Today, Leitrim make the short trip to Sligo having endured a difficult year on and off the pitch. They finished the league third from bottom of Division 4 with just six points. "I know people will say we didn't have the greatest league," admitted Regan.

"But if you look closer at our results, we only lost by a point to Longford and Roscommon, the two teams that ended up playing the league final. We don't believe there is anything between us and those teams."

Leitrim have only won two Connacht titles, 1927 and 1994. In 2000, they reached the Connacht final but lost to Galway by eight points, their last appearance in the final.

Regan retired last year due to injury after 15 years on the panel. He trained the Dublin-based players during the winter months and has first-hand knowledge of the current crop of players.

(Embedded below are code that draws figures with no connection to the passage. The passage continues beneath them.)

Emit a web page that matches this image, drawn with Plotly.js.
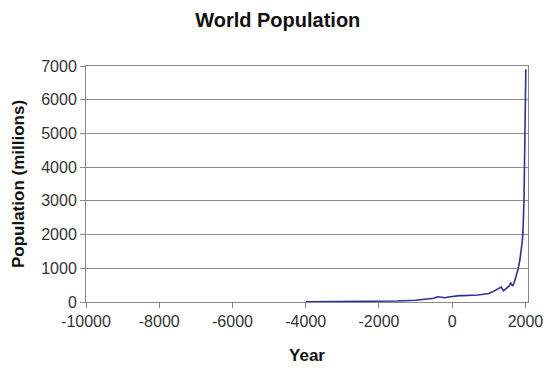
<!DOCTYPE html>
<html>
<head>
<meta charset="utf-8">
<script src="https://cdn.plot.ly/plotly-3.0.1.min.js"></script>
<style>
  html, body { margin: 0; padding: 0; background: #fff; }
  #chart { width: 550px; height: 370px; }
</style>
</head>
<body>
<div id="chart"></div>
<script>
// Year (negative = BC) and world population in millions
const years = [-4000, -3000, -2000, -1500, -1000, -800, -600, -500, -400, -300, -200, -100, 1, 100, 200, 300, 400, 500, 600, 700, 800, 900, 1000, 1100, 1200, 1250, 1300, 1340, 1400, 1450, 1500, 1550, 1600, 1650, 1700, 1750, 1800, 1850, 1900, 1920, 1940, 1950, 1960, 1970, 1980, 1990, 2000, 2010];
const population = [7, 14, 27, 30, 50, 70, 100, 110, 155, 150, 125, 150, 170, 180, 190, 190, 190, 195, 200, 207, 220, 226, 254, 301, 360, 400, 430, 443, 330, 380, 425, 470, 560, 470, 600, 790, 980, 1260, 1650, 1860, 2300, 2520, 3020, 3700, 4440, 5270, 6060, 6900];

const xTickVals = [-10000, -8000, -6000, -4000, -2000, 0, 2000];
const yTickVals = [0, 1000, 2000, 3000, 4000, 5000, 6000, 7000];

const trace = {
  x: years,
  y: population,
  type: 'scatter',
  mode: 'lines',
  line: { color: '#2e3192', width: 1.6 },
  hoverinfo: 'skip'
};

const font = 'Liberation Sans, Arial, sans-serif';

const layout = {
  width: 550,
  height: 370,
  margin: { l: 86, r: 22, t: 66, b: 68, pad: 0 },
  paper_bgcolor: '#ffffff',
  plot_bgcolor: '#ffffff',
  showlegend: false,
  font: { family: font, size: 16, color: '#333333' },
  title: {
    text: '<b>World Population</b>',
    font: { family: font, size: 20, color: '#111111' },
    x: 0.505, xanchor: 'center',
    y: 0.945, yanchor: 'middle'
  },
  xaxis: {
    range: [-10000, 2070],
    tickvals: xTickVals,
    ticktext: xTickVals.map(String),
    ticks: 'outside', ticklen: 5, tickcolor: '#888888', tickwidth: 1,
    showline: true, linecolor: '#888888', linewidth: 1, mirror: true,
    showgrid: false, zeroline: false,
    tickfont: { family: font, size: 16, color: '#333333' },
    title: { text: '<b>Year</b>', font: { family: font, size: 17, color: '#111111' }, standoff: 19 }
  },
  yaxis: {
    range: [0, 7000],
    tickvals: yTickVals,
    ticktext: yTickVals.map(String),
    ticks: 'outside', ticklen: 5, tickcolor: '#888888', tickwidth: 1,
    showline: true, linecolor: '#888888', linewidth: 1, mirror: true,
    showgrid: true, gridcolor: '#8c8c8c', gridwidth: 1, zeroline: false,
    tickfont: { family: font, size: 16, color: '#333333' },
    title: { text: '<b>Population (millions)</b>', font: { family: font, size: 17, color: '#111111' }, standoff: 12 }
  }
};

Plotly.newPlot('chart', [trace], layout, { displayModeBar: false, staticPlot: true });
</script>
</body>
</html>
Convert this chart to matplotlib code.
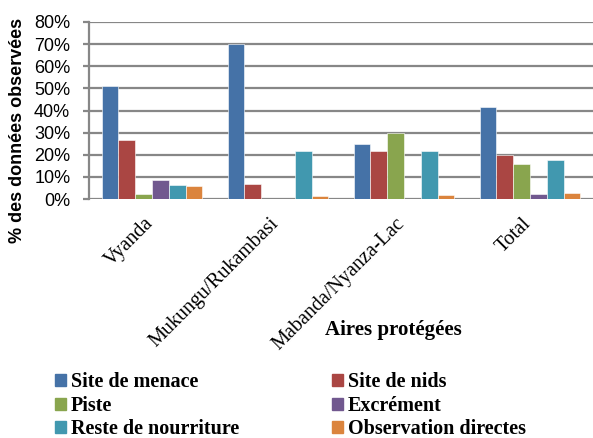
import matplotlib.pyplot as plt
from matplotlib.patches import Patch
from matplotlib.ticker import PercentFormatter
from matplotlib.transforms import ScaledTranslation
import numpy as np

# aires protegees (categories)
aires = ["Vyanda", "Mukungu/Rukambasi", "Mabanda/Nyanza-Lac", "Total"]
series = ["Site de menace", "Site de nids", "Piste", "Excrément",
          "Reste de nourriture", "Observation directes"]

# % des donnees observees, one list per series
menace = [51, 70, 25, 41.7]
nids = [26.5, 7, 21.7, 19.7]
piste = [2.2, 0, 29.9, 16]
excrement = [8.5, 0, 0, 2.2]
reste = [6.5, 21.8, 21.7, 17.8]
observation = [6, 1.5, 1.7, 2.8]

couleurs = ["#4572A7", "#AA4643", "#89A54E", "#71588F", "#4198AF", "#DB843D"]

data = [menace, nids, piste, excrement, reste, observation]

fig = plt.figure(figsize=(5.93, 4.38), dpi=100)
ax = fig.add_axes([89/593, 1-199/438, 504/593, 177/438])

x = np.arange(len(aires))
w = 0.8/len(series)
for i in range(len(series)):
    vals = [v/100 for v in data[i]]
    ax.bar(x - 0.4 + w*(i+0.5), vals, w, color=couleurs[i],
           edgecolor="#ffffff", linewidth=0.4, zorder=3)

ax.set_xlim(-0.5, len(aires)-0.5)
ax.set_ylim(0, 0.8)
ax.set_yticks(np.arange(0, 0.81, 0.1))
ax.yaxis.set_major_formatter(PercentFormatter(1.0, decimals=0))
ax.grid(axis="y", color="#878787", linewidth=1.6, zorder=0)
for s in ["top", "right", "bottom"]:
    ax.spines[s].set_visible(False)
ax.spines["left"].set_color("#878787")
ax.spines["left"].set_linewidth(1.6)
ax.tick_params(axis="y", length=4.5, width=1.6, color="#878787", pad=9,
               labelsize=13)
for t in ax.get_yticklabels():
    t.set_fontfamily("Liberation Sans")

ax.set_xticks(x)
ax.set_xticklabels(aires, rotation=45, ha="right", fontsize=14.5,
                   fontfamily="Liberation Serif")
ax.tick_params(axis="x", length=0, pad=11)
shift = ScaledTranslation(5/100, 0, fig.dpi_scale_trans)
for t in ax.get_xticklabels():
    t.set_transform(t.get_transform() + shift)

ax.set_ylabel("% des données observées", fontsize=13, fontweight="bold",
              fontfamily="Liberation Sans")
ax.yaxis.set_label_coords(-0.125, 0.39)

fig.text(393/593, 1-330/438, "Aires protégées", ha="center", va="center",
         fontsize=15, fontweight="bold", fontfamily="Liberation Serif")

# legend, filled row by row like the original
order = [0, 2, 4, 1, 3, 5]
handles = [Patch(color=couleurs[i]) for i in order]
labels = [series[i] for i in order]
leg = fig.legend(handles, labels, ncol=2, loc="upper left",
                 bbox_to_anchor=(45/593, 1-362/438), frameon=False,
                 prop={"family": "Liberation Serif", "weight": "bold", "size": 14.5},
                 handlelength=0.55, handleheight=0.55, handletextpad=0.25,
                 columnspacing=4.6, labelspacing=0.18, borderpad=0)

fig.savefig("out.png", dpi=100)
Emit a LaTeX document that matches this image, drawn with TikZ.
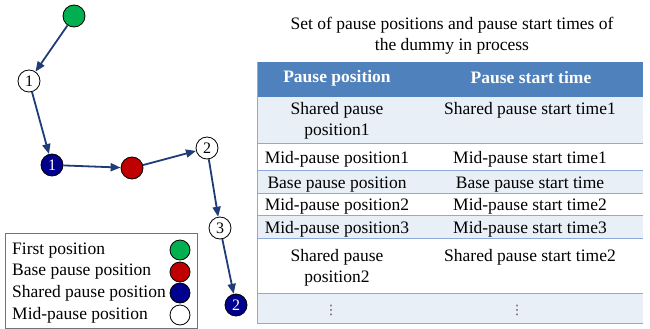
\documentclass[tikz,border=0pt]{standalone}
\usepackage{fontspec}
\setmainfont{Liberation Serif}
\newfontfamily\dotsfont{DejaVu Sans}
\usetikzlibrary{arrows.meta}
\definecolor{hdrblue}{HTML}{4F81BD}
\definecolor{rowlight}{HTML}{E9EFF7}
\definecolor{sepblue}{HTML}{8EAADB}
\definecolor{arrowblue}{HTML}{1F3C78}
\definecolor{firstgreen}{HTML}{00B050}
\definecolor{basered}{HTML}{C00000}
\definecolor{sharedblue}{HTML}{00008C}
\tikzset{
  posnode/.style={circle,draw=black,line width=0.8pt,minimum size=22pt,inner sep=0pt,font=\fontsize{16}{16}\selectfont},
  firstpos/.style={posnode,fill=firstgreen},
  basepos/.style={posnode,fill=basered},
  sharedpos/.style={posnode,fill=sharedblue,text=white},
  midpos/.style={posnode,fill=white},
  legdot/.style={circle,draw=black,line width=0.8pt,minimum size=20pt,inner sep=0pt},
  flow/.style={draw=arrowblue,line width=1.8pt,-{Triangle[length=10pt,width=8pt]}},
  txt/.style={font=\fontsize{17.5}{21}\selectfont,inner sep=0pt},
  legtxt/.style={txt,anchor=west},
  celltxt/.style={txt,align=center,anchor=north},
  hdrtxt/.style={txt,font=\fontsize{17.5}{21}\selectfont\bfseries,text=white},
  vdotstxt/.style={font=\dotsfont\fontsize{13}{13}\selectfont,inner sep=0pt,text=black!70},
  sepline/.style={draw=sepblue,line width=0.8pt}
}
\begin{document}
\begin{tikzpicture}[x=1pt,y=-1pt]
\useasboundingbox (0,0) rectangle (650,329);
% path nodes
\node[firstpos] (g) at (74,16) {};
\node[midpos] (m1) at (29,81) {1};
\node[sharedpos] (s1) at (52,165) {1};
\node[basepos] (r) at (132,168) {};
\node[midpos] (m2) at (207,148) {2};
\node[midpos] (m3) at (220,228) {3};
\node[sharedpos] (s2) at (236,305) {2};
\draw[flow] (g) -- (m1);
\draw[flow] (m1) -- (s1);
\draw[flow] (s1) -- (r);
\draw[flow] (r) -- (m2);
\draw[flow] (m2) -- (m3);
\draw[flow] (m3) -- (s2);
% legend
\draw[draw=black!55,line width=0.8pt] (5,233) rectangle (197,328.5);
\node[legtxt] (l1) at (12,251) {First position};
\node[legtxt] (l2) at (12,272) {Base pause position};
\node[legtxt] (l3) at (12,293.5) {Shared pause position};
\node[legtxt] (l4) at (12,315) {Mid-pause position};
\node[legdot,fill=firstgreen] (d1) at (180,250) {};
\node[legdot,fill=basered] (d2) at (180,272) {};
\node[legdot,fill=sharedblue] (d3) at (180,293) {};
\node[legdot,fill=white] (d4) at (180,315) {};
% table title
\node[txt,align=center] (title) at (452,36) {Set of pause positions and pause start times of\\the dummy in process};
% table backgrounds
\fill[hdrblue] (257,62) rectangle (643,97);
\fill[rowlight] (257,97) rectangle (643,143);
\fill[rowlight] (257,170) rectangle (643,193);
\fill[rowlight] (257,215) rectangle (643,238);
\fill[rowlight] (257,293) rectangle (643,323);
\foreach \yy in {143,170,193,215,238,293,323} {\draw[sepline] (257,\yy) -- (643,\yy);}
\draw[sepline] (257,62) -- (257,323);
% header
\node[hdrtxt] (h1) at (337,78) {Pause position};
\node[hdrtxt] (h2) at (531,78) {Pause start time};
% rows
\node[celltxt] (a1) at (337,102) {Shared pause\\position1};
\node[celltxt] (b1) at (530,102) {Shared pause start time1};
\node[celltxt] (a2) at (337,151.5) {Mid-pause position1};
\node[celltxt] (b2) at (530,151.5) {Mid-pause start time1};
\node[celltxt] (a3) at (337,176.5) {Base pause position};
\node[celltxt] (b3) at (530,176.5) {Base pause start time};
\node[celltxt] (a4) at (337,198.5) {Mid-pause position2};
\node[celltxt] (b4) at (530,198.5) {Mid-pause start time2};
\node[celltxt] (a5) at (337,221) {Mid-pause position3};
\node[celltxt] (b5) at (530,221) {Mid-pause start time3};
\node[celltxt] (a6) at (337,249) {Shared pause\\position2};
\node[celltxt] (b6) at (530,249) {Shared pause start time2};
\node[vdotstxt] (a7) at (331,310) {⋮};
\node[vdotstxt] (b7) at (517,310) {⋮};
\end{tikzpicture}
\end{document}
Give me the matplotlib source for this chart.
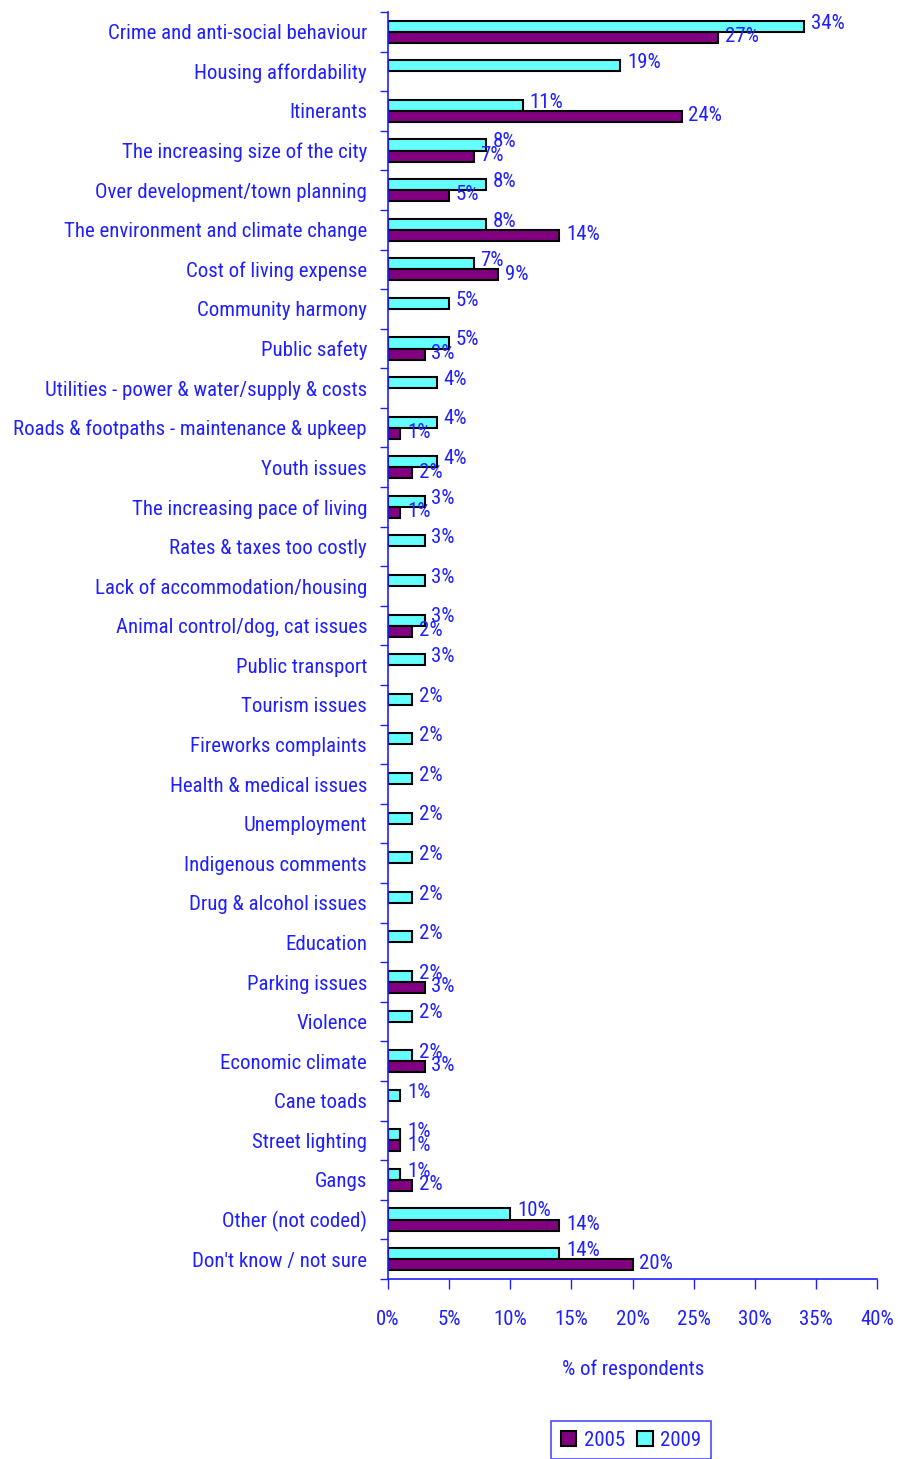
import numpy as np
import matplotlib
matplotlib.use("Agg")
from matplotlib import pyplot as plt
from matplotlib.ticker import FixedLocator, PercentFormatter
from matplotlib.patches import Patch
from matplotlib import font_manager

# categories (top to bottom) and % of respondents
categorie = [
    "Crime and anti-social behaviour", "Housing affordability", "Itinerants",
    "The increasing size of the city", "Over development/town planning",
    "The environment and climate change", "Cost of living expense",
    "Community harmony", "Public safety", "Utilities - power & water/supply & costs",
    "Roads & footpaths - maintenance & upkeep", "Youth issues",
    "The increasing pace of living", "Rates & taxes too costly",
    "Lack of accommodation/housing", "Animal control/dog, cat issues",
    "Public transport", "Tourism issues", "Fireworks complaints",
    "Health & medical issues", "Unemployment", "Indigenous comments",
    "Drug & alcohol issues", "Education", "Parking issues", "Violence",
    "Economic climate", "Cane toads", "Street lighting", "Gangs",
    "Other (not coded)", "Don't know / not sure",
]
val_2009 = [34, 19, 11, 8, 8, 8, 7, 5, 5, 4, 4, 4, 3, 3, 3, 3, 3, 2, 2, 2, 2, 2,
            2, 2, 2, 2, 2, 1, 1, 1, 10, 14]
val_2005 = [27, None, 24, 7, 5, 14, 9, None, 3, None, 1, 2, 1, None, None, 2,
            None, None, None, None, None, None, None, None, 3, None, 3, None, 1, 2,
            14, 20]

blu = "#2020ff"
viola = "#800080"
ciano = "#66ffff"

# font stretto se disponibile
nomi = {f.name for f in font_manager.fontManager.ttflist}
stretti = [n for n in ["Liberation Sans Narrow", "Roboto Condensed", "Open Sans Condensed",
                       "Arial Narrow", "DejaVu Sans Condensed"] if n in nomi]
famiglia = stretti[0] if stretti else "Liberation Sans"
narrow = bool(stretti)
plt.rcParams["font.family"] = [famiglia, "DejaVu Sans"]
fs = 15 if narrow else 13

fig = plt.figure(figsize=(8.98, 14.59), dpi=100)
ax = fig.add_axes([0.432, 0.1234, 0.545, 0.8684])

y = np.arange(len(categorie))
h = 0.28
ax.barh(y - h / 2, val_2009, height=h, color=ciano, edgecolor="black", linewidth=1.5)
mask = np.array([v is not None for v in val_2005])
ax.barh(y[mask] + h / 2, [v for v in val_2005 if v is not None], height=h,
        color=viola, edgecolor="black", linewidth=1.5)

for i, v in enumerate(val_2009):
    ax.text(v + 0.55, y[i] - h / 2 - 0.08, "%d%%" % v, color=blu, fontsize=fs,
            va="center", ha="left")
for i, v in enumerate(val_2005):
    if v is None:
        continue
    ax.text(v + 0.55, y[i] + h / 2 - 0.02, "%d%%" % v, color=blu, fontsize=fs,
            va="center", ha="left")

ax.set_xlim(0, 40)
ax.set_ylim(len(categorie) - 0.5, -0.5)
ax.set_xticks(np.arange(0, 41, 5))
ax.xaxis.set_major_formatter(PercentFormatter(decimals=0))
ax.set_yticks(y)
ax.set_yticklabels(categorie)
ax.yaxis.set_minor_locator(FixedLocator(np.arange(-0.5, len(categorie), 1)))
ax.tick_params(axis="y", which="major", length=0, pad=15, labelsize=fs, labelcolor=blu)
ax.tick_params(axis="y", which="minor", length=6, color=blu, width=1)
ax.tick_params(axis="x", length=7, color=blu, width=1, pad=15, labelsize=fs,
               labelcolor=blu)
for s in ["top", "right"]:
    ax.spines[s].set_visible(False)
for s in ["left", "bottom"]:
    ax.spines[s].set_color(blu)
    ax.spines[s].set_linewidth(1.2)
ax.set_xlabel("% of respondents", color=blu, fontsize=fs, labelpad=22)

leg = fig.legend(handles=[Patch(facecolor=viola, edgecolor="black", linewidth=1.5, label="2005"),
                          Patch(facecolor=ciano, edgecolor="black", linewidth=1.5, label="2009")],
                 loc="center", bbox_to_anchor=(631 / 898, 1 - 1440 / 1459), ncol=2,
                 fontsize=fs, frameon=True, fancybox=False, handlelength=0.75,
                 handleheight=0.75, handletextpad=0.35, columnspacing=0.6,
                 borderpad=0.45, borderaxespad=0)
leg.get_frame().set_edgecolor(blu)
leg.get_frame().set_linewidth(1.2)
for t in leg.get_texts():
    t.set_color(blu)

fig.savefig("out.png", dpi=100)
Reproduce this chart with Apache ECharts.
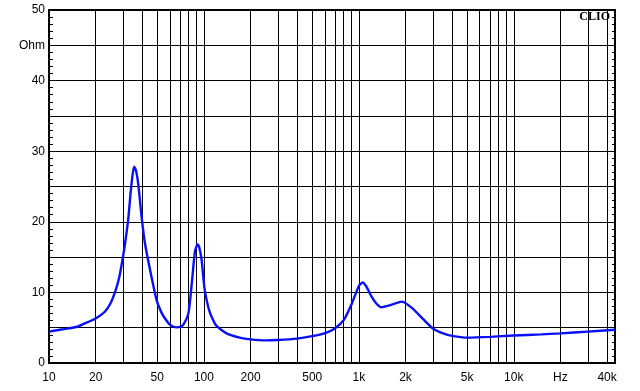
<!DOCTYPE html>
<html>
<head>
<meta charset="utf-8">
<script src="https://cdn.jsdelivr.net/npm/echarts@6/dist/echarts.min.js"></script>
<style>html,body{margin:0;padding:0;background:#fff;}#c{width:640px;height:391px;}</style>
</head>
<body>
<div id="c"></div>
<script>
// Frequencies (Hz) and impedance (Ohm)
const freqs = [10,12,15,17,20,23,25,27,28.5,30,31,32.5,33.7,34.8,35.5,36.5,37.7,39.6,41.6,44.9,49.5,53.3,57,60.5,66.5,70,73.5,79.5,83.5,87.5,91,93,96.6,101,109,120,140,170,200,250,300,400,500,600,700,800,900,1000,1057,1120,1200,1300,1400,1600,1900,2200,2600,3000,3500,4000,5000,7000,10000,15000,20000,30000,45000];
const ohms  = [4.45,4.75,5.1,5.6,6.3,7.3,8.5,10.4,12.3,15,17,20.5,24.3,27,27.8,27.2,25.3,20.7,17,13.2,8.9,7.1,6.1,5.4,5.05,5.1,5.4,7.1,11.3,15.8,16.8,16.5,14.6,10.5,7.2,5.3,4.2,3.6,3.35,3.2,3.25,3.45,3.8,4.2,4.9,6.1,8.4,10.9,11.4,10.8,9.5,8.4,7.9,8.2,8.7,7.8,6.2,4.9,4.2,3.85,3.6,3.7,3.9,4.05,4.2,4.45,4.7];

// Axis definitions
const freqMin = 10;
const freqMax = 45000;
const gridFreqs = [20,30,40,50,60,70,80,90,100,200,300,400,500,600,700,800,900,1000,2000,3000,4000,5000,6000,7000,8000,9000,10000,20000,30000,40000];
const labelFreqs = [10,20,50,100,200,500,1000,2000,5000,10000,20000,40000];
const labelTexts = ['10','20','50','100','200','500','1k','2k','5k','10k','Hz','40k'];
const yLabelValues = [0,10,20,30,40,45,50];
const yLabelTexts = ['0','10','20','30','40','Ohm','50'];

const L = Math.log10;
const curve = freqs.map((f, i) => [L(f), ohms[i]]);

const chart = echarts.init(document.getElementById('c'), null, {renderer: 'canvas'});
const font = 'Liberation Sans, Arial, sans-serif';

chart.setOption({
  animation: false,
  backgroundColor: '#fff',
  grid: {left: 49, right: 25, top: 10, bottom: 28, show: true, borderColor: '#000', borderWidth: 2, backgroundColor: 'transparent'},
  xAxis: {
    type: 'value', min: L(freqMin), max: L(freqMax),
    axisLine: {show: false}, axisTick: {show: false}, splitLine: {show: false},
    axisLabel: {
      customValues: labelFreqs.map(L),
      margin: 9, color: '#000', fontFamily: font, fontSize: 12,
      formatter: function (v) {
        for (let i = 0; i < labelFreqs.length; i++) {
          if (Math.abs(L(labelFreqs[i]) - v) < 1e-6) return labelTexts[i];
        }
        return '';
      }
    }
  },
  yAxis: [{
    type: 'value', min: 0, max: 50, interval: 5, position: 'left',
    axisLine: {show: false},
    axisTick: {show: true, inside: true, length: 4, lineStyle: {color: '#000'}},
    minorTick: {show: true, splitNumber: 5, length: 4, lineStyle: {color: '#000', width: 1}},
    splitLine: {show: true, lineStyle: {color: '#000', width: 1}},
    axisLabel: {
      color: '#000', fontFamily: font, fontSize: 12, margin: 4,
      formatter: function (v) {
        const i = yLabelValues.indexOf(Math.round(v));
        return i >= 0 ? yLabelTexts[i] : '';
      }
    }
  }, {
    type: 'value', min: 0, max: 50, interval: 5, position: 'right',
    axisLine: {show: false},
    axisTick: {show: true, inside: true, length: 3, lineStyle: {color: '#000'}},
    minorTick: {show: true, splitNumber: 5, length: 3, lineStyle: {color: '#000', width: 1}},
    splitLine: {show: false},
    axisLabel: {show: false}
  }],
  series: [{
    type: 'line', data: [], z: 1, silent: true,
    markLine: {
      silent: true, symbol: ['none', 'none'], animation: false,
      label: {show: false},
      lineStyle: {color: '#000', width: 1, type: 'solid'},
      data: gridFreqs.map(f => ({xAxis: L(f)}))
    }
  }, {
    type: 'line', data: curve, z: 5, showSymbol: false, smooth: 0.2,
    lineStyle: {color: '#0a10f5', width: 2.4},
    itemStyle: {color: '#0a10f5'}
  }],
  graphic: [{
    type: 'text', x: 610, y: 11, z: 100,
    style: {text: 'CLIO', align: 'right', verticalAlign: 'top', font: 'bold 12px "Liberation Serif", "DejaVu Serif", serif', fill: '#000'}
  }]
});
</script>
</body>
</html>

"This squad are a great bunch, a lot of them are around the same age and are great friends; there is a mix of young players and old warriors.

"But the most pleasing aspect is that the young lads have really taken ownership of the team, they are building towards the future. And while they are completely focused on Sligo they are also focused on getting the winning experience that they need to finally get them playing above the level that they have been playing at."

Mohill, meanwhile, are renaming their grounds in honour of their former star. Today, around 30 cyclists will make their way from Mohill to Markievicz Park 70 kilometres away to raise funds for the Philly McGuinness Memorial Park.